Endeksler hem sübjektifliği artırırlar hem de bir zamana ait görüntüyü ifade ettikleri için dinamik bir süreci ifade etmede kısıtlı kalabilirler (Vincent, 2004). Bu nedenle zor bir konsept olan zarar görebilirliği sayısallaştırabilmek, kendi dinamik doğasından ötürü ve karmaşık yapısından ötürü zordur (Barnett ve diğ., 2008; Simpson ve Katirai, 2006). Ancak daha sağlam sonuçlara ulaşabilmek için, göstergeler ve alt endekslere asla tamamlanmış gözüyle bakılmamalıdır ve göstergelerin ve endeksin en mümkün geçerliliğe ve kullanıma sahip olabilmesi için de bu süreç sürekli bir geliştirme süreci olarak görülmelidir. Yeni geçerli ve güvenilir göstergelere ve alt endekslere ait

varsayımlar geliştirmek, zarar görebilirlik gibi teorik çeşitliliği olan alanların geliştirilmesi için oldukça önemlidir (Vincent, 2004).

Seçilen göstergelere göre veri bulmak her zaman mümkün olmayabilmektedir. Ya da mevcut olan verilerin kalitesiyle ilgili şüpheler olabilmektedir (Barnett ve diğ., 2008). Dolayısıyla veri kısıtı mükemmele yakın bir model ile ölçülmek istenen şeyin ölçümünü zorlaştırabilmektedir. Bu çalışmada kullanılan verilerin çoğunluğu TÜİK’ten elde edilmiştir. Geri kalan veriler de ilgili bakanlıklardan ve kurumlardan sağlanmıştır.

Göstergelerin ağırlıklandırılması sıklıkla tartışma konusu olmaktadır. Ağırlıklandırma uzmanların ve ilgili grupların değerlendirmelerini yansıtmaya yarar. Ancak göstergelerin uygun bir şekilde ağırlıklandırılması zordur (Barnett ve diğ., 2008).

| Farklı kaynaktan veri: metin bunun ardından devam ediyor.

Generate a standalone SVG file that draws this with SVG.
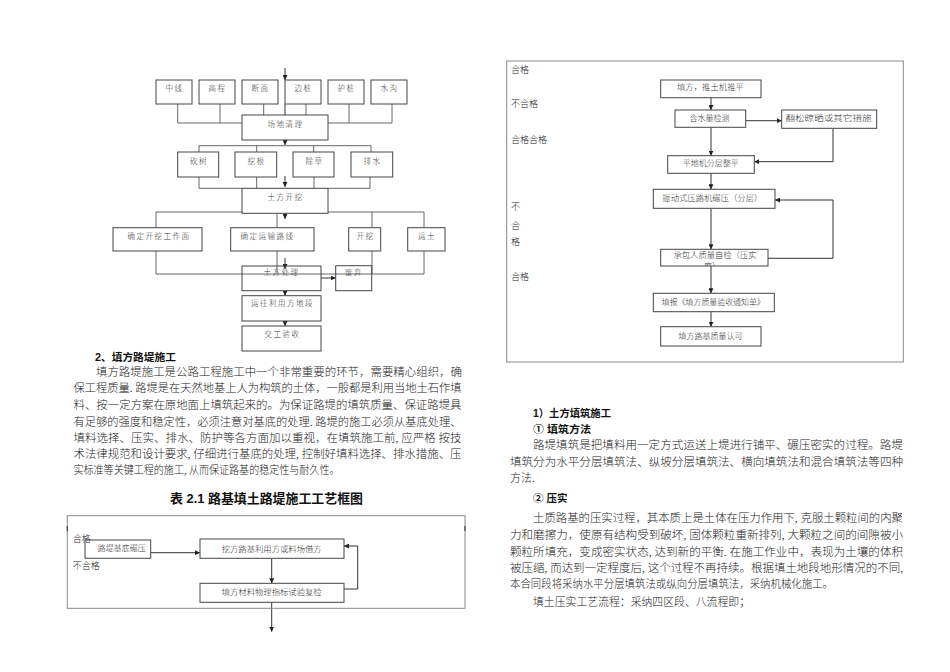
<svg xmlns="http://www.w3.org/2000/svg" width="950" height="672" viewBox="0 0 950 672">
<style>
.bx{fill:#fff;stroke:#444;stroke-width:1}
.ln{fill:none;stroke:#666;stroke-width:1}
.ar{fill:none;stroke:#333;stroke-width:1;marker-end:url(#a)}
.fr{fill:none;stroke:#888;stroke-width:1}
.t{font-family:"Liberation Serif","Noto Sans CJK SC",serif;fill:#333;font-weight:300}
.s{font-size:7.5px;letter-spacing:1.5px;text-anchor:middle}
.m{font-size:8px;text-anchor:middle}
.lb{font-family:"Liberation Serif","Noto Sans CJK SC",serif;font-size:9px;fill:#222;font-weight:300}
.bd{font-family:"Liberation Serif","Noto Sans CJK SC",serif;font-size:11px;fill:#222;font-weight:300}
.h{font-family:"Liberation Sans","Noto Sans CJK SC",sans-serif;font-weight:bold;fill:#111}
</style>
<defs>
<marker id="a" viewBox="0 0 10 10" refX="10" refY="5" markerWidth="5" markerHeight="5" markerUnits="userSpaceOnUse" orient="auto"><path d="M0,0 L10,5 L0,10 z" fill="#222"/></marker>
<clipPath id="cb"><rect x="660.7" y="249.3" width="107.3" height="16.7"/></clipPath>
</defs>
<rect width="950" height="672" fill="#fff"/>

<!-- connectors -->
<g id="connectors">
<line class="ar" x1="285" y1="68" x2="285" y2="80"/>
<path class="ln" d="M177.7,104 V123 H242 M220,104 V123 M263.7,104 V115 M306,104 V115 M349,104 V123 H328 M392,104 V123 H349"/>
<line class="ar" x1="285" y1="104" x2="285" y2="121"/>
<line class="ar" x1="285" y1="140" x2="285" y2="145"/>
<path class="ln" d="M199,145.7 H371 M199,145.7 V152 M256.7,145.7 V152 M313.7,145.7 V152 M371,145.7 V152"/>
<path class="ln" d="M199,177 V188.3 H242 M256.7,177 V188.3 M314,177 V188.3 M370,177 V188.3 H328"/>
<line class="ar" x1="285" y1="176" x2="285" y2="187"/>
<path class="ln" d="M156,212 H424 M156,212 V227.7 M277,212 V227.7 M372,212 V227.7 M424,212 V227.7"/>
<line class="ar" x1="285" y1="213" x2="285" y2="219"/>
<path class="ln" d="M156,251 V274 H424 V251 M372,251 V274 M277,251 V274"/>
<line class="ar" x1="285" y1="258" x2="285" y2="269"/>
<line class="ar" x1="321" y1="278" x2="335.7" y2="278"/>
<line class="ar" x1="285" y1="290.7" x2="285" y2="295.7"/>
<line class="ar" x1="285" y1="321" x2="285" y2="326"/>
<line class="ar" x1="150.7" y1="552.7" x2="200" y2="552.7"/>
<line class="ar" x1="271.7" y1="558.3" x2="271.7" y2="583.3"/>
<path class="ar" d="M344,589 H357.7 V546 H344"/>
<line class="ar" x1="271.7" y1="602.3" x2="271.7" y2="631.7"/>
<line class="ar" x1="711" y1="97.7" x2="711" y2="110"/>
<line class="ar" x1="745.7" y1="120.7" x2="781.7" y2="120.7"/>
<path class="ar" d="M833,128.3 V161.7 H754.3"/>
<line class="ar" x1="711" y1="127.3" x2="711" y2="155.7"/>
<line class="ar" x1="711" y1="173.3" x2="711" y2="189.3"/>
<path class="ar" d="M768,258.3 H833 V200 H775"/>
<line class="ar" x1="711" y1="208.3" x2="711" y2="249.3"/>
<line class="ar" x1="711" y1="266" x2="711" y2="293.3"/>
<line class="ar" x1="711" y1="311.7" x2="711" y2="326.7"/>
</g>

<g id="n-zx"><rect class="bx" x="156" y="80" width="36" height="24"/><text class="t s" x="174.5" y="91">中线</text></g>
<g id="n-gc"><rect class="bx" x="199" y="80" width="36" height="24"/><text class="t s" x="217.5" y="91">高程</text></g>
<g id="n-dm"><rect class="bx" x="242" y="80" width="36" height="24"/><text class="t s" x="260.5" y="91">断面</text></g>
<g id="n-bz"><rect class="bx" x="285" y="80" width="36" height="24"/><text class="t s" x="303.5" y="91">边桩</text></g>
<g id="n-hz"><rect class="bx" x="328" y="80" width="36" height="24"/><text class="t s" x="346.5" y="91">护桩</text></g>
<g id="n-sg"><rect class="bx" x="371" y="80" width="36" height="24"/><text class="t s" x="389.5" y="91">水沟</text></g>
<g id="n-cdql"><rect class="bx" x="242" y="115" width="86" height="25"/><text class="t s" x="285.5" y="126.5">场地清理</text></g>
<g id="n-ks"><rect class="bx" x="177.7" y="152" width="41" height="25"/><text class="t s" x="199" y="163.5">砍树</text></g>
<g id="n-wg"><rect class="bx" x="235" y="152" width="41.7" height="25"/><text class="t s" x="256.5" y="163.5">挖根</text></g>
<g id="n-cc"><rect class="bx" x="293" y="152" width="41" height="25"/><text class="t s" x="314.5" y="163.5">除草</text></g>
<g id="n-ps"><rect class="bx" x="351" y="152" width="41.7" height="25"/><text class="t s" x="372.5" y="163.5">排水</text></g>
<g id="n-tfkw"><rect class="bx" x="242" y="188.3" width="86" height="25"/><text class="t s" x="285.5" y="199.5">土方开挖</text></g>
<g id="n-qdkw"><rect class="bx" x="113" y="227.7" width="89" height="23.3"/><text class="t s" x="159" y="239">确定开挖工作面</text></g>
<g id="n-qdys"><rect class="bx" x="230.7" y="227.7" width="83.3" height="23.3"/><text class="t s" x="267.5" y="239">确定运输路线</text></g>
<g id="n-kw"><rect class="bx" x="348.7" y="227.7" width="32" height="23.3"/><text class="t s" x="365.5" y="239">开挖</text></g>
<g id="n-yt"><rect class="bx" x="407.7" y="227.7" width="37.3" height="23.3"/><text class="t s" x="427" y="239">运土</text></g>
<g id="n-tfcl"><rect class="bx" x="242" y="266" width="79" height="24.7" fill-opacity="0"/><text class="t s" x="281.5" y="274.5">土方处理</text></g>
<g id="n-fq"><rect class="bx" x="335.7" y="265.7" width="36" height="25" fill-opacity="0"/><text class="t s" x="354" y="274.5">废弃</text></g>
<g id="n-ywly"><rect class="bx" x="242" y="295.7" width="79" height="25.3"/><text class="t s" x="282.5" y="305.5">运往利用方地段</text></g>
<g id="n-jgys"><rect class="bx" x="242" y="326" width="79" height="25"/><text class="t s" x="282.5" y="337">交工验收</text></g>

<g id="left-text">
<text class="h" x="95" y="360.5" font-size="10.5" textLength="81" lengthAdjust="spacingAndGlyphs">2、填方路堤施工</text>
<text class="bd" x="96" y="376" textLength="366" lengthAdjust="spacingAndGlyphs">填方路堤施工是公路工程施工中一个非常重要的环节，需要精心组织，确</text>
<text class="bd" x="73.5" y="392.3" textLength="388" lengthAdjust="spacingAndGlyphs">保工程质量. 路堤是在天然地基上人为构筑的土体，一般都是利用当地土石作填</text>
<text class="bd" x="73.5" y="409" textLength="388" lengthAdjust="spacingAndGlyphs">料、按一定方案在原地面上填筑起来的。为保证路堤的填筑质量、保证路堤具</text>
<text class="bd" x="73.5" y="425.7" textLength="388" lengthAdjust="spacingAndGlyphs">有足够的强度和稳定性，必须注意对基底的处理. 路堤的施工必须从基底处理、</text>
<text class="bd" x="73.5" y="441.7" textLength="388" lengthAdjust="spacingAndGlyphs">填料选择、压实、排水、防护等各方面加以重视，在填筑施工前, 应严格  按技</text>
<text class="bd" x="73.5" y="458" textLength="388" lengthAdjust="spacingAndGlyphs">术法律规范和设计要求, 仔细进行基底的处理, 控制好填料选择、排水措施、压</text>
<text class="bd" x="73.5" y="474" textLength="266" lengthAdjust="spacingAndGlyphs">实标准等关键工程的施工, 从而保证路基的稳定性与耐久性。</text>
<text class="h" x="170" y="502.5" font-size="13" textLength="193" lengthAdjust="spacingAndGlyphs">表 2.1  路基填土路堤施工工艺框图</text>
</g>

<rect class="fr" x="67.3" y="515.7" width="397.7" height="92.6"/>
<path d="M67.3,526 V531 M465,526 V531" stroke="#444" stroke-width="1.2"/>
<text class="lb" x="72.7" y="541.5">合格</text>
<text class="lb" x="72.7" y="568.5">不合格</text>
<g id="n-ljjd"><rect class="bx" x="85" y="540" width="65.7" height="18.3" fill-opacity="0"/><text class="t m" x="121.7" y="551">路堤基底碾压</text></g>
<g id="n-wflj"><rect class="bx" x="200" y="539" width="144" height="19.3"/><text class="t m" x="271.7" y="551.5" textLength="100" lengthAdjust="spacingAndGlyphs">挖方路基利用方或料场借方</text></g>
<g id="n-tfcl2"><rect class="bx" x="200" y="583.3" width="144" height="19"/><text class="t m" x="271.7" y="595.3" textLength="100" lengthAdjust="spacingAndGlyphs">填方材料物理指标试验复检</text></g>

<rect class="fr" x="506.7" y="61" width="396.6" height="301"/>
<text class="lb" x="511" y="72.8">合格</text>
<text class="lb" x="511" y="106.5">不合格</text>
<text class="lb" x="511" y="142.5">合格合格</text>
<text class="lb" x="511" y="209.5">不</text>
<text class="lb" x="511" y="228.5">合</text>
<text class="lb" x="511" y="245.2">格</text>
<text class="lb" x="511" y="280.2">合格</text>
<g id="n-tf"><rect class="bx" x="660.7" y="80" width="100.3" height="17.7"/><text class="t m" x="710.5" y="90" textLength="67" lengthAdjust="spacingAndGlyphs">填方，推土机推平</text></g>
<g id="n-hsl"><rect class="bx" x="675" y="110" width="70.7" height="17.3"/><text class="t m" x="709.5" y="120.5">含水量检测</text></g>
<g id="n-fs"><rect class="bx" x="781.7" y="110" width="95" height="18.3"/><text class="t m" x="828.5" y="120.5" textLength="86" lengthAdjust="spacingAndGlyphs">翻松晾晒或其它措施</text></g>
<g id="n-pdj"><rect class="bx" x="667.7" y="155.7" width="86.6" height="17.6"/><text class="t m" x="710.7" y="165.5">平地机分层整平</text></g>
<g id="n-zds"><rect class="bx" x="653.3" y="189.3" width="121.7" height="19"/><text class="t m" x="712.3" y="200.5" textLength="100" lengthAdjust="spacingAndGlyphs">振动式压路机碾压（分层）</text></g>
<g id="n-cbr"><rect class="bx" x="660.7" y="249.3" width="107.3" height="16.7"/><g clip-path="url(#cb)"><text class="t m" x="715" y="258.2" textLength="83" lengthAdjust="spacingAndGlyphs">承包人质量自检（压实</text><text class="t m" x="712" y="268.5">度）</text></g></g>
<g id="n-tb"><rect class="bx" x="653.3" y="293.3" width="121" height="18.4"/><text class="t m" x="713.3" y="304.7" textLength="103" lengthAdjust="spacingAndGlyphs">填报《填方质量验收通知单》</text></g>
<g id="n-rk"><rect class="bx" x="660.7" y="326.7" width="100.3" height="19.3"/><text class="t m" x="710.5" y="339">填方路基质量认可</text></g>

<g id="right-text">
<text class="h" x="533" y="417" font-size="10.5" textLength="78" lengthAdjust="spacingAndGlyphs">1）土方填筑施工</text>
<text class="h" x="533" y="433" font-size="10.5" textLength="58" lengthAdjust="spacingAndGlyphs">① 填筑方法</text>
<text class="bd" x="533" y="449" textLength="370" lengthAdjust="spacingAndGlyphs">路堤填筑是把填料用一定方式运送上堤进行铺平、碾压密实的过程。路堤</text>
<text class="bd" x="510" y="465.7" textLength="393" lengthAdjust="spacingAndGlyphs">填筑分为水平分层填筑法、纵坡分层填筑法、横向填筑法和混合填筑法等四种</text>
<text class="bd" x="510" y="482">方法.</text>
<text class="h" x="533" y="501.5" font-size="10.5">② 压实</text>
<text class="bd" x="533" y="522.3" textLength="370" lengthAdjust="spacingAndGlyphs">土质路基的压实过程，其本质上是土体在压力作用下, 克服土颗粒间的内聚</text>
<text class="bd" x="510" y="539" textLength="393" lengthAdjust="spacingAndGlyphs">力和磨擦力，使原有结构受到破坏, 固体颗粒重新排列, 大颗粒之间的间隙被小</text>
<text class="bd" x="510" y="555.7" textLength="393" lengthAdjust="spacingAndGlyphs">颗粒所填充，变成密实状态, 达到新的平衡. 在施工作业中，表现为土壤的体积</text>
<text class="bd" x="510" y="572" textLength="393" lengthAdjust="spacingAndGlyphs">被压缩, 而达到一定程度后, 这个过程不再持续。根据填土地段地形情况的不同,</text>
<text class="bd" x="510" y="588" textLength="323" lengthAdjust="spacingAndGlyphs">本合同段将采纳水平分层填筑法或纵向分层填筑法，采纳机械化施工。</text>
<text class="bd" x="533" y="605.7" textLength="217" lengthAdjust="spacingAndGlyphs">填土压实工艺流程：采纳四区段、八流程即；</text>
</g>
</svg>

Hem konunun değerlendirmeyi yapan uzmanlar tarafından açıkça anlaşılması, hem de uzmanların geri dönüşlerinin sağlanması gerekmektedir.

Tüm bunlar nedeniyle endeksler mükemmel değildirler ve tam anlamıyla gerçeği gösteremeyebilirler. Ancak hepsinin model kurma, ölçek seçimi, standardize etme, ağırlıklandırma, birleştirme ve test etme ile ilgili olarak kendi yaklaşımları olduğundan bazı kusurlar giderilebilir (Barnett ve diğ., 2008). Tüm bunları gözeten bir değerlendirmenin yapılabilmesi, belirli bir zaman ve coğrafya için sosyal ve ekonomik zarar görebilirlik şartlarını değerlendirebilme yeteneğine sahip olunması, güçlü bir değerlendirmeye imkan verecektir.